My problem occured when using Redis on Kubernetes, but it seems that it is not a problem with Redis itself, but with network/infrastructure.
My scenario:
- I have a Redis Service with single Redis Pod serving it.
- I connect Redis Client to the Service.
- I delete a Redis Pod.
- Client connection gets ended.
- Redis Client tries to reconnect.
- In this time Redis Replica Ret brings up a new Redis Pod, and the Redis Service starts responding to requests/creating new connections.
- However my existing Redis Client is hanged on connection (first reconnect
attempt) and it stays that way until it gets timeout (which is
approximately after 130 seconds). - On the second reconnect attepmt it gets connected immediately.
The problem seems to not exists on my dev env (local docker containers), because timeout shows up after a second or 2.
Also, the client that I am using has no option to configure a socket timeout.
- Is this a proper behavior of a Service – hanging a connection until a timeout occurs whend there are no Pods to handle requests? If it responded with error immediately, there would be no such problem.

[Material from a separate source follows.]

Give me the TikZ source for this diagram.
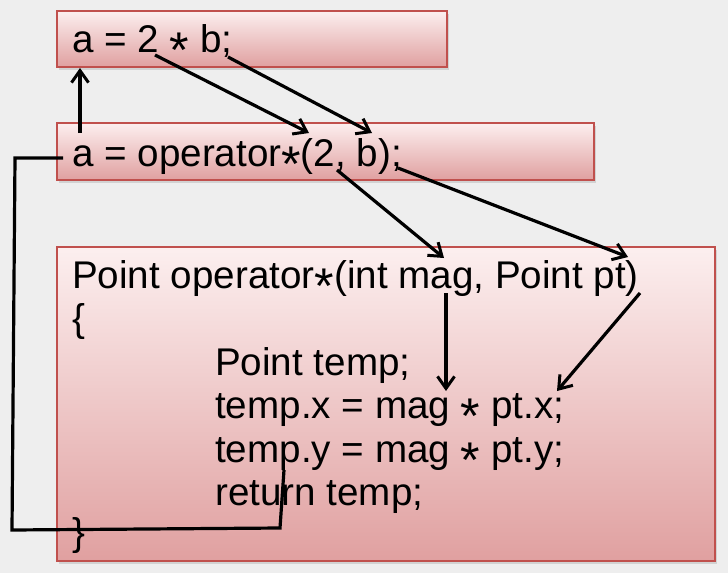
\documentclass[tikz,border=0pt]{standalone}
\usepackage{fontspec}
\setmainfont{Liberation Sans}
\usetikzlibrary{arrows.meta,shadows}
\definecolor{boxedge}{HTML}{C0504D}
\definecolor{boxtop}{HTML}{FCEFEF}
\definecolor{boxbottom}{HTML}{E0A0A0}
\definecolor{pagegray}{HTML}{EEEEEE}
\newcommand{\mulop}{\smash{\raisebox{-0.4em}{\scalebox{1.3}{*}}}}
\tikzset{
  codebox/.style={draw=boxedge, line width=1.8pt, top color=boxtop, bottom color=boxbottom, anchor=north west, inner sep=0pt, drop shadow={shadow xshift=2pt, shadow yshift=-3pt, opacity=0.25}},
  codeline/.style={anchor=base west, inner sep=0pt, font=\fontsize{38.6}{43.5}\selectfont},
  flowarrow/.style={-{Straight Barb[length=12pt,width=17pt,line width=3pt]}, line width=3.2pt, draw=black},
  flowline/.style={line width=3.2pt, draw=black, line join=miter}
}

\begin{document}
\begin{tikzpicture}[x=1pt,y=-1pt]
  \fill[pagegray] (0,0) rectangle (728,573);
  \useasboundingbox (0,0) rectangle (728,573);
  % boxes
  \node[codebox, minimum width=390pt, minimum height=56pt] (callbox) at (56,10) {};
  \node[codebox, minimum width=537pt, minimum height=57pt] (opbox) at (56,122) {};
  \node[codebox, minimum width=658pt, minimum height=314pt] (bodybox) at (56,246) {};
  % code
  \node[codeline] (callline) at (72,52) {a = 2 \mulop{} b;};
  \node[codeline] (opline) at (72,166) {a = operator\mulop(2, b);};
  \node[codeline] (sig) at (72,288) {Point operator\mulop(int mag, Point pt)};
  \node[codeline] (open) at (72,331) {\{};
  \node[codeline] (decl) at (215,375) {Point temp;};
  \node[codeline] (setx) at (215,418) {temp.x = mag \mulop{} pt.x;};
  \node[codeline] (sety) at (215,462) {temp.y = mag \mulop{} pt.y;};
  \node[codeline] (ret) at (215,505) {return temp;};
  \node[codeline] (close) at (72,545) {\}};
  % anchor points on the code
  \coordinate (resA) at (80,133);
  \coordinate (lhsA) at (80,68);
  \coordinate (litTwo) at (155,55);
  \coordinate (argTwo) at (309,133);
  \coordinate (varB) at (228,57);
  \coordinate (argB) at (372,133);
  \coordinate (commaTwo) at (337,170);
  \coordinate (parMag) at (444,258);
  \coordinate (semiB) at (398,168);
  \coordinate (parPt) at (628,257);
  \coordinate (magUse) at (446,293);
  \coordinate (magX) at (446,391);
  \coordinate (ptUse) at (640,293);
  \coordinate (ptX) at (557,391);
  \coordinate (callLeft) at (63,158);
  \coordinate (retPt) at (284,470);
  % connectors
  \draw[flowarrow] (resA) -- (lhsA);
  \draw[flowarrow] (litTwo) -- (argTwo);
  \draw[flowarrow] (varB) -- (argB);
  \draw[flowarrow] (commaTwo) -- (parMag);
  \draw[flowarrow] (semiB) -- (parPt);
  \draw[flowarrow] (magUse) -- (magX);
  \draw[flowarrow] (ptUse) -- (ptX);
  \draw[flowline] (callLeft) -- (15,158) -- (12,530) -- (280,528) -- (retPt);
\end{tikzpicture}
\end{document}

- Is there a way to configure this timeout to acceptable value somewhere (on Service level, on some network configuration, etc.)? Let's say 5 seconds would be ok.
Best Answer
A Service is an abstraction in Kubernetes which defines a logical set of Pods and a policy by which to access them. Technically, a Service is a type of Kubernetes resource that causes a proxy to be configured to forward requests to a set of pods.
In your case, your Redis Client connects directly to your Redis Pod using some firewall rules configured in a Service. Therefore, if the Service was untouched, connection problems may appear only on the Pod side or on the Client side. So, you need to look for configuration settings for them.